* [Raw data]:
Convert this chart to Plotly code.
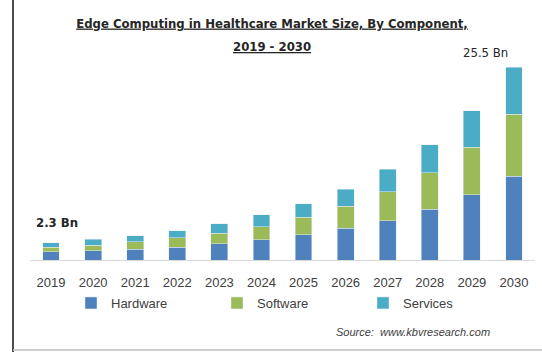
import plotly.graph_objects as go

years = ["2019", "2020", "2021", "2022", "2023", "2024", "2025", "2026", "2027", "2028", "2029", "2030"]
hardware = [1.10, 1.23, 1.42, 1.68, 2.12, 2.65, 3.31, 4.19, 5.20, 6.71, 8.60, 11.11]
software = [0.58, 0.75, 0.97, 1.27, 1.42, 1.76, 2.34, 2.95, 3.84, 4.86, 6.31, 8.20]
services = [0.62, 0.75, 0.79, 0.93, 1.23, 1.55, 1.76, 2.21, 2.95, 3.66, 4.86, 6.19]
totals = [round(h + s + v, 1) for h, s, v in zip(hardware, software, services)]

W, H = 542, 352
ML, MR, MT, MB = 30, 7, 55, 92
PW, PH = W - ML - MR, H - MT - MB

def px_x(p):
    return (p - ML) / PW

def px_y(p):
    return (H - MB - p) / PH

TITLE_FONT = dict(family="DejaVu Sans Condensed, sans-serif", size=13, color="#262626")

fig = go.Figure()
fig.add_trace(go.Bar(name="Hardware", x=years, y=hardware, marker_color="#4F81BD"))
fig.add_trace(go.Bar(name="Software", x=years, y=software, marker_color="#9BBB59"))
fig.add_trace(go.Bar(name="Services", x=years, y=services, marker_color="#4BACC6"))

fig.update_layout(
    barmode="stack",
    bargap=0.6,
    width=W, height=H,
    margin=dict(l=ML, r=MR, t=MT, b=MB, pad=0),
    paper_bgcolor="white",
    plot_bgcolor="white",
    font=dict(family="Liberation Sans, Arial, sans-serif", size=12, color="#404040"),
    title=dict(
        text="<b><u>Edge Computing in Healthcare Market Size, By Component,</u></b>",
        x=272 / W, xanchor="center", xref="container",
        y=1 - 23 / H, yanchor="middle", yref="container",
        font=TITLE_FONT,
    ),
    xaxis=dict(
        type="category",
        showline=True, linecolor="#D9D9D9", linewidth=1,
        ticks="", showgrid=False,
        tickfont=dict(size=13, color="#404040"),
        ticklabelstandoff=10,
        range=[-0.5, 11.5],
    ),
    yaxis=dict(visible=False, range=[0, 27.12]),
    showlegend=True,
    legend=dict(
        orientation="h",
        x=px_x(71), xanchor="left",
        y=px_y(303), yanchor="middle",
        entrywidth=101, entrywidthmode="pixels",
        itemwidth=30,
        bgcolor="rgba(0,0,0,0)",
        font=dict(size=13, color="#404040"),
        traceorder="normal",
    ),
)

fig.add_annotation(
    text="<b><u>2019 - 2030</u></b>", xref="paper", yref="paper",
    x=px_x(272), y=px_y(47), xanchor="center", yanchor="middle", showarrow=False,
    font=TITLE_FONT,
)
fig.add_annotation(
    text="<b>%.1f Bn</b>" % totals[0], x=0, y=totals[0], xref="x", yref="y",
    yanchor="bottom", xanchor="center", yshift=11, xshift=6, showarrow=False,
    font=dict(size=13, color="#262626", family="DejaVu Sans Condensed, sans-serif"),
)
fig.add_annotation(
    text="%.1f Bn" % totals[-1], x=len(years) - 1, y=totals[-1], xref="x", yref="y",
    yanchor="bottom", xanchor="center", yshift=5, xshift=-28, showarrow=False,
    font=dict(size=13, color="#262626", family="DejaVu Sans Condensed, sans-serif"),
)
fig.add_annotation(
    text="<i>Source:  www.kbvresearch.com</i>", xref="paper", yref="paper",
    x=px_x(413), y=px_y(332), xanchor="center", yanchor="middle", showarrow=False,
    font=dict(size=11, color="#404040"),
)
# frame lines of the original picture
fig.add_shape(type="line", xref="paper", yref="paper",
              x0=px_x(13), x1=px_x(13), y0=px_y(0), y1=px_y(352),
              line=dict(color="#111111", width=1.5))
fig.add_shape(type="line", xref="paper", yref="paper",
              x0=px_x(13), x1=px_x(542), y0=px_y(350), y1=px_y(350),
              line=dict(color="#BFBFBF", width=1.5))

fig.write_html("out.html")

* [What you need to do]: Print out the lines exactly, skipping any picture.

* [Finished answer]:
Convert this chart to Plotly code.
import plotly.graph_objects as go

years = ["2019", "2020", "2021", "2022", "2023", "2024", "2025", "2026", "2027", "2028", "2029", "2030"]
hardware = [1.10, 1.23, 1.42, 1.68, 2.12, 2.65, 3.31, 4.19, 5.20, 6.71, 8.60, 11.11]
software = [0.58, 0.75, 0.97, 1.27, 1.42, 1.76, 2.34, 2.95, 3.84, 4.86, 6.31, 8.20]
services = [0.62, 0.75, 0.79, 0.93, 1.23, 1.55, 1.76, 2.21, 2.95, 3.66, 4.86, 6.19]
totals = [round(h + s + v, 1) for h, s, v in zip(hardware, software, services)]

W, H = 542, 352
ML, MR, MT, MB = 30, 7, 55, 92
PW, PH = W - ML - MR, H - MT - MB

def px_x(p):
    return (p - ML) / PW

def px_y(p):
    return (H - MB - p) / PH

TITLE_FONT = dict(family="DejaVu Sans Condensed, sans-serif", size=13, color="#262626")

fig = go.Figure()
fig.add_trace(go.Bar(name="Hardware", x=years, y=hardware, marker_color="#4F81BD"))
fig.add_trace(go.Bar(name="Software", x=years, y=software, marker_color="#9BBB59"))
fig.add_trace(go.Bar(name="Services", x=years, y=services, marker_color="#4BACC6"))

fig.update_layout(
    barmode="stack",
    bargap=0.6,
    width=W, height=H,
    margin=dict(l=ML, r=MR, t=MT, b=MB, pad=0),
    paper_bgcolor="white",
    plot_bgcolor="white",
    font=dict(family="Liberation Sans, Arial, sans-serif", size=12, color="#404040"),
    title=dict(
        text="<b><u>Edge Computing in Healthcare Market Size, By Component,</u></b>",
        x=272 / W, xanchor="center", xref="container",
        y=1 - 23 / H, yanchor="middle", yref="container",
        font=TITLE_FONT,
    ),
    xaxis=dict(
        type="category",
        showline=True, linecolor="#D9D9D9", linewidth=1,
        ticks="", showgrid=False,
        tickfont=dict(size=13, color="#404040"),
        ticklabelstandoff=10,
        range=[-0.5, 11.5],
    ),
    yaxis=dict(visible=False, range=[0, 27.12]),
    showlegend=True,
    legend=dict(
        orientation="h",
        x=px_x(71), xanchor="left",
        y=px_y(303), yanchor="middle",
        entrywidth=101, entrywidthmode="pixels",
        itemwidth=30,
        bgcolor="rgba(0,0,0,0)",
        font=dict(size=13, color="#404040"),
        traceorder="normal",
    ),
)

fig.add_annotation(
    text="<b><u>2019 - 2030</u></b>", xref="paper", yref="paper",
    x=px_x(272), y=px_y(47), xanchor="center", yanchor="middle", showarrow=False,
    font=TITLE_FONT,
)
fig.add_annotation(
    text="<b>%.1f Bn</b>" % totals[0], x=0, y=totals[0], xref="x", yref="y",
    yanchor="bottom", xanchor="center", yshift=11, xshift=6, showarrow=False,
    font=dict(size=13, color="#262626", family="DejaVu Sans Condensed, sans-serif"),
)
fig.add_annotation(
    text="%.1f Bn" % totals[-1], x=len(years) - 1, y=totals[-1], xref="x", yref="y",
    yanchor="bottom", xanchor="center", yshift=5, xshift=-28, showarrow=False,
    font=dict(size=13, color="#262626", family="DejaVu Sans Condensed, sans-serif"),
)
fig.add_annotation(
    text="<i>Source:  www.kbvresearch.com</i>", xref="paper", yref="paper",
    x=px_x(413), y=px_y(332), xanchor="center", yanchor="middle", showarrow=False,
    font=dict(size=11, color="#404040"),
)
# frame lines of the original picture
fig.add_shape(type="line", xref="paper", yref="paper",
              x0=px_x(13), x1=px_x(13), y0=px_y(0), y1=px_y(352),
              line=dict(color="#111111", width=1.5))
fig.add_shape(type="line", xref="paper", yref="paper",
              x0=px_x(13), x1=px_x(542), y0=px_y(350), y1=px_y(350),
              line=dict(color="#BFBFBF", width=1.5))

fig.write_html("out.html")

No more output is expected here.